UK Inflation Rate Slowdown Causes GBP/CAD Exchange Rate Decline



The Pound (GBP) has fallen by -0.3% against the Canadian Dollar (CAD) today, following the news that UK inflation slowed to its lowest level in a year during April.

The annual inflation rate dipped from 2.5% to 2.4%, hitting a low not seen since March 2017.

This news had a mixed reception – the positive interpretation was that UK consumers will face reduced pricing pressures, thereby boosting real incomes.

On the other hand, however, Pound traders responded negatively because slowing inflation will also reduce pressure on the Bank of England (BoE) to raise interest rates.

Some economists have ruled out a 2018 interest rate hike after the news, but others have been more cautiously optimistic.

Among those still forecasting a late-2018 rate hike has been British Chambers of Commerce Head of Economics Suren Thiru, who said:

‘While we think that interest rates will rise again before the end of the year, we would caution against the sort of sustained tightening in monetary policy recently implied by some Monetary Policy Committee members, as it could dampen business and consumer confidence and further subdue UK economic growth.’


Rising Confidence among Canadian Business Leaders Pushes CAD/GBP Exchange Rate Higher



There hasn’t been much direct Canadian economic data today, but the Canadian Dollar to Pound (CAD/GBP) exchange rate has still risen.

The main positive influence on the CAD has been a survey by KMPG, which shows high levels of optimism among Canadian CEOs.

According to the data, 94% of surveyed business leaders are optimistic about future economic growth, while 66% think that AI will create more jobs than it takes away.

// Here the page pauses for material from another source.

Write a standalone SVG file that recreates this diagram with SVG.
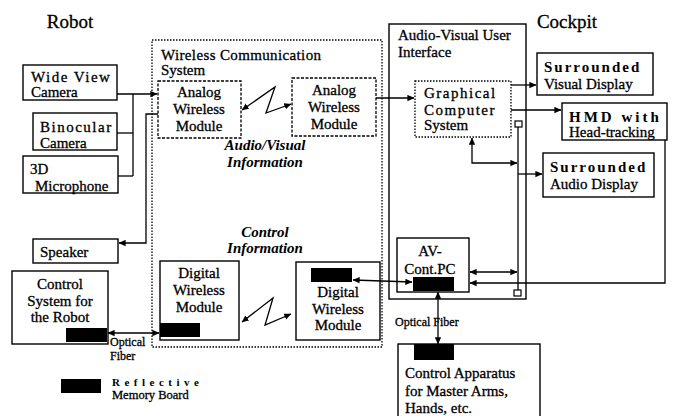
<svg xmlns="http://www.w3.org/2000/svg" width="675" height="416" viewBox="0 0 675 416">
<defs>
<marker id="ah" viewBox="0 0 10 10" refX="9.5" refY="5" markerWidth="7" markerHeight="7" markerUnits="userSpaceOnUse" orient="auto-start-reverse">
<path d="M0,0.5 L10,5 L0,9.5 Z" fill="#000"/>
</marker>
<style>
text{font-family:"Liberation Serif","DejaVu Serif",serif;font-size:15px;fill:#000;stroke:#000;stroke-width:0.3}
.c{text-anchor:middle}
.i{font-style:italic;font-weight:bold;stroke-width:0}
.sp{letter-spacing:1.5px}
.box{fill:#fff;stroke:#000;stroke-width:1.4}
.dash{fill:none;stroke:#000;stroke-width:1.3;stroke-dasharray:3,1.5}
.dot{fill:none;stroke:#000;stroke-width:1.3;stroke-dasharray:1.5,1.5}
.ln{fill:none;stroke:#000;stroke-width:1.3}
.arr{marker-end:url(#ah)}
.bi{marker-start:url(#ah);marker-end:url(#ah)}
.mem{fill:#000}
.title{font-size:19px}
.b{font-weight:bold;stroke-width:0}
.sm{font-size:12px}
</style>
</defs>
<rect width="675" height="416" fill="#fff"/>

<text class="title c" x="70" y="28">Robot</text>
<text class="title c" x="567" y="28">Cockpit</text>

<g id="wireless-system">
<rect class="dot" x="152" y="40" width="230" height="307"/>
<text x="161" y="60" textLength="160">Wireless Communication</text>
<text x="161" y="75">System</text>
<text class="c i" x="265" y="150">Audio/Visual</text>
<text class="c i" x="265" y="167">Information</text>
<text class="c i" x="265" y="237">Control</text>
<text class="c i" x="265" y="253">Information</text>
</g>

<g id="av-ui">
<rect class="box" x="389" y="24" width="137" height="275" fill="none"/>
<text x="398" y="40">Audio-Visual User</text>
<text x="398" y="57">Interface</text>
</g>

<g id="wide-view-camera">
<rect class="box" x="23" y="65" width="94" height="35"/>
<text class="sp" x="31" y="82">Wide View</text>
<text x="31" y="97">Camera</text>
</g>
<g id="binocular-camera">
<rect class="box" x="33" y="113" width="84" height="37"/>
<text class="sp" x="40" y="132">Binocular</text>
<text x="40" y="148">Camera</text>
</g>
<g id="microphone">
<rect class="box" x="23" y="156" width="95" height="37"/>
<text x="30" y="174">3D</text>
<text x="35" y="191">Microphone</text>
</g>
<g id="speaker">
<rect class="box" x="33" y="239" width="85" height="24"/>
<text x="40" y="257">Speaker</text>
</g>
<g id="control-system">
<rect class="box" x="12" y="271" width="96" height="73"/>
<text class="c" x="60" y="289">Control</text>
<text class="c" x="60" y="306">System for</text>
<text class="c" x="60" y="322">the Robot</text>
<rect class="mem" x="66" y="328" width="41" height="14"/>
</g>

<g id="analog-left">
<rect class="dash" x="158" y="81" width="83" height="57"/>
<text class="c" x="199" y="97">Analog</text>
<text class="c" x="199" y="114">Wireless</text>
<text class="c" x="199" y="131">Module</text>
</g>
<g id="analog-right">
<rect class="dash" x="292" y="78" width="84" height="58"/>
<text class="c" x="334" y="95">Analog</text>
<text class="c" x="334" y="112">Wireless</text>
<text class="c" x="334" y="129">Module</text>
</g>
<g id="digital-left">
<rect class="box" x="160" y="261" width="79" height="79"/>
<text class="c" x="199" y="278">Digital</text>
<text class="c" x="199" y="295">Wireless</text>
<text class="c" x="199" y="312">Module</text>
<rect class="mem" x="160" y="323" width="40" height="14"/>
</g>
<g id="digital-right">
<rect class="box" x="296" y="262" width="84" height="78"/>
<rect class="mem" x="311" y="268" width="41" height="14"/>
<text class="c" x="338" y="297">Digital</text>
<text class="c" x="338" y="314">Wireless</text>
<text class="c" x="338" y="330">Module</text>
</g>

<g id="graphical-computer">
<rect class="dot" x="415" y="81" width="96" height="56"/>
<text class="sp" x="424" y="98">Graphical</text>
<text class="sp" x="424" y="115">Computer</text>
<text x="424" y="130">System</text>
</g>
<g id="av-cont-pc">
<rect class="box" x="397" y="238" width="72" height="54"/>
<text class="c" x="430" y="256">AV-</text>
<text class="c" x="430" y="274">Cont.PC</text>
<rect class="mem" x="413" y="277" width="41" height="14"/>
</g>
<g id="visual-display">
<rect class="box" x="537" y="53" width="116" height="42"/>
<text class="b" x="544" y="72" style="letter-spacing:2px">Surrounded</text>
<text x="544" y="89">Visual Display</text>
</g>
<g id="hmd">
<rect class="box" x="562" y="103" width="105" height="37"/>
<text class="b" x="569" y="122" style="letter-spacing:3px">HMD  with</text>
<text x="569" y="137">Head-tracking</text>
</g>
<g id="audio-display">
<rect class="box" x="543" y="153" width="111" height="44"/>
<text class="b" x="550" y="172" style="letter-spacing:2px">Surrounded</text>
<text x="550" y="189">Audio Display</text>
</g>
<g id="control-apparatus">
<rect class="box" x="398" y="344" width="142" height="80"/>
<rect class="mem" x="414" y="344" width="40" height="16"/>
<text x="405" y="378">Control Apparatus</text>
<text x="405" y="396">for Master Arms,</text>
<text x="405" y="413">Hands, etc.</text>
</g>

<g id="legend">
<rect class="mem" x="61" y="379" width="40" height="14"/>
<text class="b" x="112" y="386" style="font-size:11px;letter-spacing:4.5px">Reflective</text>
<text x="112" y="399" style="font-size:12.5px">Memory Board</text>
</g>

<g id="connectors">
<polyline class="ln arr" points="117,94 157,94"/>
<polyline class="ln" points="133,94 133,176"/>
<polyline class="ln" points="117,133 133,133"/>
<polyline class="ln" points="118,176 133,176"/>
<polyline class="ln arr" points="158,114 146,114 146,243 119,243"/>
<path class="ln bi" d="M242,110 L275,87 L266,113 L291,104"/>
<polyline class="ln arr" points="376,98 414,98"/>
<polyline class="ln arr" points="511,85 536,85"/>
<polyline class="ln arr" points="511,110 561,110"/>
<polyline class="ln bi" points="472,138 472,163 517,163"/>
<line class="ln" x1="518" y1="127" x2="518" y2="290"/>
<rect x="515" y="121" width="7" height="6" fill="#fff" stroke="#000" stroke-width="1.2"/>
<rect x="514" y="290" width="7" height="6" fill="#fff" stroke="#000" stroke-width="1.2"/>
<polyline class="ln arr" points="518,174 542,174"/>
<polyline class="ln bi" points="470,272 517,272"/>
<polyline class="ln arr" points="665,140 665,283 470,283"/>
<path class="ln bi" d="M353,280 L412,282"/>
<path class="ln bi" d="M242,322 L273,298 L265,325 L291,314"/>
<polyline class="ln bi" points="108,333 159,333"/>
<polyline class="ln bi" points="438,292 438,344"/>
<text class="sm" x="110" y="346">Optical</text>
<text class="sm" x="110" y="360">Fiber</text>
<text class="sm" x="395" y="326">Optical Fiber</text>
</g>
</svg>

Summing up the findings, KMPG Managing Partner Benjie Thomas said:

‘Despite much debate about the potential trade headwinds facing the country, Canadian CEOs have a positive outlook for their own businesses and our economy as a whole.

‘In fact, business leaders in Canada are feeling an unprecedented level of confidence that has them aggressively ready to take on the challenges and opportunities facing their companies.’


GBP/CAD Exchange Rate Forecast: Will Pound Sterling Recover on Rising UK Retail Sales?



The Pound to Canadian Dollar (GBP/CAD) exchange rate has struggled today, but could recover on Thursday when UK retail sales data is released.

This is predicted to show higher month-on-month sales activity during April, which might raise confidence among Pound traders.

The Pound’s movement is largely dependent on which reading traders pay attention to; despite strong monthly figures being forecast, the annual printings are tipped to slow.

The next data that could influence the Canadian Dollar will be a budget balance reading on Friday.

This is predicted to show a reduction of the government’s surplus during March with a shift from CA$2.83bn to CA$1.5bn.

This would still leave Canada with a budgetary surplus, so such a result might not be enough to trigger an immediate CAD/GBP exchange rate decline.

For context, the Canadian government has had a budget surplus since December 2017; July to October of that year saw the country experience a prolonged period of budget deficits.